Fossils, Scrapbooking and the Fairland Bluegrass Band

Crossroads at Big Creek is thrilled to  announce that,  thanks to grants from the Raibrook Foundation, the Door County Community Foundation, Learning in Retirement of Door County and several anonymous donors, we will be able to upgrade the multi-media system in the Lecture Hall of the Collins Learning Center.

Last week, we also completed the Hidden Classroom Project, which means we spent a lot of time looking at rocks. The colorful boulders were probably deposited here by Ice Age glaciers, but local rocks often are full of fossils.

On  Saturday, September 22, Crossroads will offer a family program on the Fossils of Door County. So what is a fossil? According to the American Heritage Dictionary, it is “a remnant or trace of an organism of a past geologic age, such as a skeleton or leaf imprint, embedded and preserved in the earth’s crust.”

“Preserved” is the operative word. Think of all of the plants and animals which have lived during the past 400 million (or so)  years. Most living things died, decomposed and their chemicals were naturally recycled. Very special sets of conditions must be in play for a fossil to be created.

First, the organism had to be buried almost immediately after its death.  Mud slides, volcanic ash, or sand storms could have quickly covered  an organism. Or an animal living in a shallow water  could have settled into the sediment at the bottom of the sea and quickly become buried. Such was the case with Door County fossils.

Geologists believe that when our bedrock was being formed, Door County was probably located just south of the Equator and covered with water.
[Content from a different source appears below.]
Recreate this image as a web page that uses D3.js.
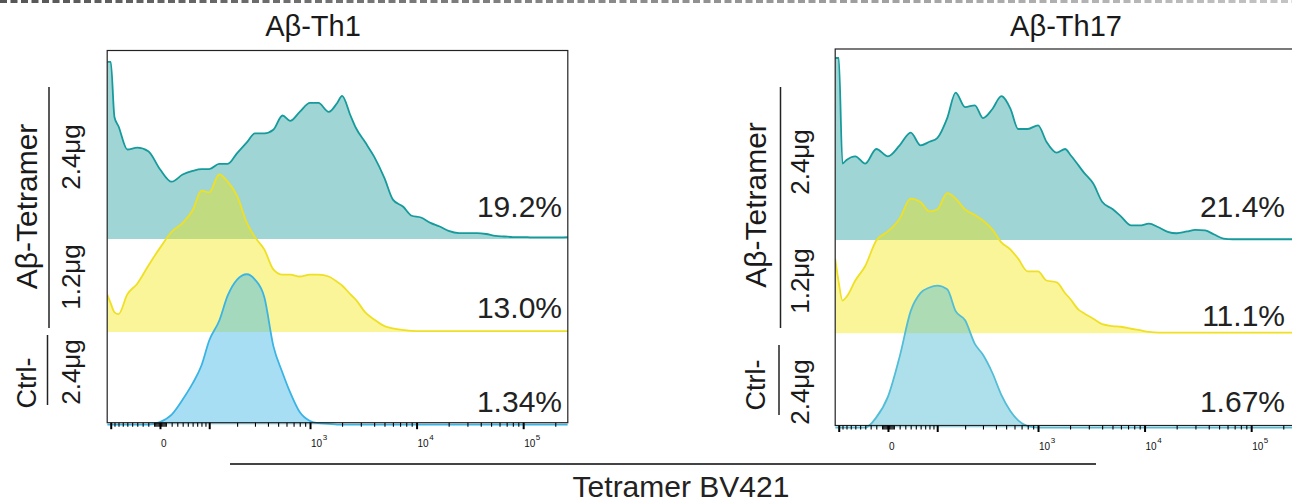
<!DOCTYPE html>
<html><head><meta charset="utf-8">
<script src="https://cdn.jsdelivr.net/npm/d3@7"></script>
<style>html,body{margin:0;padding:0;background:#fff;overflow:hidden;} svg{display:block;font-family:"Liberation Sans",Arial,sans-serif;}</style>
</head><body><svg id="chart" width="1292" height="502"></svg>
<script>
// ---------- data ----------
// fluorescence bin centres (Tetramer BV421, logicle-like display)
const xBins = [-110,-100,-90,-80,-60,-40,-20,0,20,40,60,80,100,130,160,200,250,300,370,450,550,650,800,
  1000,1200,1500,1800,2000,2400,2700,3300,4000,5000,6000,7500,9000,11000,13500,16500,20000,25000,30000,
  37000,45000,55000,67000,80000,100000,120000,150000,185000,220000,262144];

// % of mode, Aβ-Th1
const th1Teal = [99,99,68,63,50,51,49,39,32,36,38,39,39,42,42,48,54,59,59,61,69,66,71,
  76,76,71,76,80,69,62,54,46,34,22,18,13,12,9,7,4.5,3.3,3.3,
  3.3,2.8,1.7,1.4,1.1,1.1,0.9,0.9,0.9,0.9,1.1];
const th1Yellow = [21,16,11,10,21,27,37,47,56,61,68,79,78,88,84,76,61,53,46,35,32,32,31,
  32,32,31,28,26,21,18,11,7,3.3,2,1.1,0.6,0.5,0.5,0.5,0.5,0.5,0.5,
  0.5,0.5,0.5,0.5,0.5,0.5,0.5,0.5,0.5,0.5,0.5];
const th1Blue = [0,0,0,0,0,0,0,1.4,5.6,14,23,33,47,58,72,81,84,81,71,44,29,18,7,
  2,0.8,0.4,0,0,0,0,0,0,0,0,0,0,0,0,0,0,0,0,
  0,0,0,0,0,0,0,0,0,0,0];

// % of mode, Aβ-Th17
const th17Teal = [100,100,42,44,46,42,50,46,52,59,52,54,56,67,81,73,74,67,72,79,72,61,61,
  63,54,48,50,47,41,37,31,21,17,13,8,8,9,7,4.5,3.7,4.7,5.6,
  5.3,3,0.8,0.4,0.4,0.4,0.4,0.4,0.4,0.4,0.4];
const th17Yellow = [41,28,18,20,29,37,51,56,63,74,72,67,68,77,74,68,65,62,57,50,46,41,34,
  34,29,28,22,19,13,11,8,5,4,3.6,2.5,1.7,0.8,0.4,0.4,0.4,0.4,0.4,
  0.4,0.4,0.4,0.4,0.4,0.4,0.4,0.4,0.4,0.4,0.4];
const th17Blue = [0,0,0,0,0,0,5.6,17,39,64,74,77,78,76,64,59,46,40,30,18,9,4,0.8,
  0,0,0,0,0,0,0,0,0,0,0,0,0,0,0,0,0,0,0,
  0,0,0,0,0,0,0,0,0,0,0];

const panelTitles = ["Aβ-Th1", "Aβ-Th17"];
const th1Pct = ["19.2%", "13.0%", "1.34%"];
const th17Pct = ["21.4%", "11.1%", "1.67%"];
const rowDoses = ["2.4μg", "1.2μg", "2.4μg"];
const groupLabels = ["Aβ-Tetramer", "Ctrl-"];
const axisTitle = "Tetramer BV421";

const majorTicks = [-100, 0, 100, 1000, 10000, 100000];
const minorTicks = [-90,-80,-70,-60,-50,-40,-30,-20,-10,-8,-6,-4,-2,2,4,6,8,10,20,30,40,50,60,70,80,90,
  200,300,400,500,600,700,800,900,2000,3000,4000,5000,6000,7000,8000,9000,
  20000,30000,40000,50000,60000,70000,80000,90000,200000];
const tickLabelValues = [0, 1000, 10000, 100000];
const tickLabelBase = ["0", "10", "10", "10"];
const tickLabelExp = ["", "3", "4", "5"];

const xDomain = [-110, 262144];
const cofactor = 78.4;

// ---------- helpers ----------
function asinhScale(cof, domain, range) {
  const t = v => Math.asinh(v / cof);
  const lin = d3.scaleLinear().domain(domain.map(t)).range(range);
  const s = v => lin(t(v));
  s.domain = () => domain.slice();
  s.range = () => range.slice();
  s.copy = () => asinhScale(cof, domain, range);
  return s;
}

const svg = d3.select("#chart");
const defs = svg.append("defs");

// top dashed separator
const grad = defs.append("linearGradient").attr("id", "dashGrad")
  .attr("x1", "0").attr("x2", "1").attr("y1", "0").attr("y2", "0");
grad.append("stop").attr("offset", "0").attr("stop-color", "#555");
grad.append("stop").attr("offset", "1").attr("stop-color", "#c4c4c4");
const mask = defs.append("mask").attr("id", "dashMask");
mask.append("line").attr("x1", 0).attr("x2", 1292).attr("y1", 1.5).attr("y2", 1.5)
  .attr("stroke", "#fff").attr("stroke-width", 3).attr("stroke-dasharray", "7,3.5");
svg.append("rect").attr("x", 0).attr("y", 0).attr("width", 1292).attr("height", 3)
  .attr("fill", "url(#dashGrad)").attr("mask", "url(#dashMask)");

const panels = [
  { title: panelTitles[0], series: [th1Teal, th1Yellow, th1Blue], pct: th1Pct,
    x0: 107.2, x1: 567.8, top: 50.5, bottom: 422.7, base: [239, 332, 424.6], h: 179,
    pctY: [217, 318, 412], pctX: 562, titleX: 313,
    colors: [["#1a9a9c", "#169a9c"], ["#f5e600", "#efe024"], ["#40b6e6", "#3ab4e4"]],
    groupX: 36.5, lineX: 49, doseX: 80, tetY: 206.5, tetLine: [87, 328], ctrlY: 383, ctrlLine: [335, 405],
    doseY: [157, 277, 372] },
  { title: panelTitles[1], series: [th17Teal, th17Yellow, th17Blue], pct: th17Pct,
    x0: 835.2, x1: 1295.8, top: 49, bottom: 425.5, base: [240, 333.3, 427.6], h: 182,
    pctY: [217, 326, 412], pctX: 1285, titleX: 1066,
    colors: [["#1a9a9c", "#169a9c"], ["#f5e600", "#efe024"], ["#4fbcd4", "#52bdd6"]],
    groupX: 765.5, lineX: 780.5, doseX: 809, tetY: 205, tetLine: [87, 328], ctrlY: 385, ctrlLine: [345, 415],
    doseY: [162, 281, 392] }
];

panels.forEach((p, pi) => {
  const x = asinhScale(cofactor, xDomain, [p.x0, p.x1]);
  const g = svg.append("g");

  const clipId = "clip" + pi;
  defs.append("clipPath").attr("id", clipId).append("rect")
    .attr("x", p.x0).attr("y", p.top).attr("width", p.x1 - p.x0).attr("height", p.bottom - p.top + 4);

  const hg = g.append("g").attr("clip-path", `url(#${clipId})`);
  p.series.forEach((vals, si) => {
    const y = d3.scaleLinear().domain([0, 100]).range([p.base[si], p.base[si] - p.h]);
    const pts = xBins.map((xv, i) => ({ x: xv, v: vals[i] }));
    const area = d3.area().x(d => x(d.x)).y0(p.base[si]).y1(d => y(d.v)).curve(d3.curveMonotoneX);
    const line = d3.line().x(d => x(d.x)).y(d => y(d.v)).curve(d3.curveMonotoneX);
    hg.append("path").attr("d", area(pts)).attr("fill", p.colors[si][0])
      .attr("fill-opacity", si === 1 ? 0.4 : (si === 2 ? 0.46 : 0.42));
    hg.append("path").attr("d", line(pts)).attr("fill", "none")
      .attr("stroke", p.colors[si][1]).attr("stroke-width", 1.8).attr("stroke-linejoin", "round");
  });

  // frame
  g.append("rect").attr("x", p.x0).attr("y", p.top).attr("width", p.x1 - p.x0).attr("height", p.bottom - p.top)
    .attr("fill", "none").attr("stroke", "#222").attr("stroke-width", 1.2);

  // axis ticks
  const axMinor = g.append("g").attr("transform", `translate(0,${p.bottom})`)
    .call(d3.axisBottom(x).tickValues(minorTicks).tickSize(4).tickFormat(() => ""));
  axMinor.select(".domain").remove();
  axMinor.selectAll("line").attr("stroke", "#000").attr("stroke-width", 1.1);
  const axMajor = g.append("g").attr("transform", `translate(0,${p.bottom})`)
    .call(d3.axisBottom(x).tickValues(majorTicks).tickSize(6.5).tickFormat(() => ""));
  axMajor.select(".domain").remove();
  axMajor.selectAll("line").attr("stroke", "#000").attr("stroke-width", 2);

  tickLabelValues.forEach((v, i) => {
    const t = g.append("text").attr("x", x(v) + 1).attr("y", p.bottom + 24)
      .attr("font-size", 10).attr("fill", "#111");
    t.append("tspan").text(tickLabelBase[i]);
    if (tickLabelExp[i]) t.append("tspan").attr("font-size", 8).attr("dy", -6.5).attr("dx", 0.5).text(tickLabelExp[i]);
  });

  // title
  g.append("text").attr("x", p.titleX).attr("y", 36).attr("text-anchor", "middle")
    .attr("font-size", 29).attr("fill", "#1a1a1a").text(p.title);

  // percentages
  p.pct.forEach((s, i) => {
    g.append("text").attr("x", p.pctX).attr("y", p.pctY[i]).attr("text-anchor", "end")
      .attr("font-size", 30).attr("fill", "#222").text(s);
  });

  // row labels
  const rot = (tx, ty, txt, fs) => g.append("text")
    .attr("transform", `translate(${tx},${ty}) rotate(-90)`).attr("text-anchor", "middle")
    .attr("font-size", fs).attr("fill", "#1a1a1a").text(txt);
  rot(p.groupX, p.tetY, groupLabels[0], 30);
  rot(p.groupX - 0.5, p.ctrlY, groupLabels[1], 27);
  rowDoses.forEach((d, i) => rot(p.doseX, p.doseY[i], d, 26));
  g.append("line").attr("x1", p.lineX).attr("x2", p.lineX).attr("y1", p.tetLine[0]).attr("y2", p.tetLine[1])
    .attr("stroke", "#222").attr("stroke-width", 1.5);
  g.append("line").attr("x1", p.lineX - 1.5).attr("x2", p.lineX - 1.5).attr("y1", p.ctrlLine[0]).attr("y2", p.ctrlLine[1])
    .attr("stroke", "#222").attr("stroke-width", 1.5);
});

// shared x-axis title
svg.append("line").attr("x1", 230).attr("x2", 1096).attr("y1", 464).attr("y2", 464)
  .attr("stroke", "#444").attr("stroke-width", 2);
svg.append("text").attr("x", 681).attr("y", 497).attr("text-anchor", "middle")
  .attr("font-size", 30).attr("fill", "#222").text(axisTitle);
</script>
</body></html>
Ancient corals and shellfish  thrived.  After they died, they settled into the muck and their soft body parts decomposed, but the harder parts…the shells…did not rot.

Under layers of sediments and over an unimaginably long period of  time, the buried parts underwent chemical changes during which minerals leached from above seeped into, dissolved  and replaced or crystallized the  remains  of the ancient life. So while fossils are still the shape of the original organisms, they  chemically are a rock.

It is through preserved evidence that we are able to learn so much about life in the Silurian Seas. By looking at fossil evidence, we think that this region was covered with a warm, shallow, saltwater sea….or more accurately, a succession of many shallow seas. We learn which creatures lived at the same time and note how, over the ages, they evolved.

When you think about it, scrapbooks are similar to fossils. Scrapbooks preserve evidence of lives and help us understand the past.

Just as evidence of countless generations of creatures are lost to us because we lack fossil evidence, many of our family histories are lost because no effort was made to preserve them. It is bad enough to find boxes of unlabeled photographs and mementos. Now, most people carry their pictorial histories on cell phones or store them in computers that will soon become obsolete.

As part of the Sunday in the Village series, on Sunday, September 16 at 2:00,the Door County Historical Society will offer at Scrapbooking workshop in the Vignes School. Kathy Wendhack will demostrate how to preserve family history in an attractive way.

Also Sunday, the Village Blacksmiths will demostrate their skill at the forge while the Fairland Bluebrass Band provides musical entertainment complements of the Door County Thrivent Chapter between 1:30 and 3:30.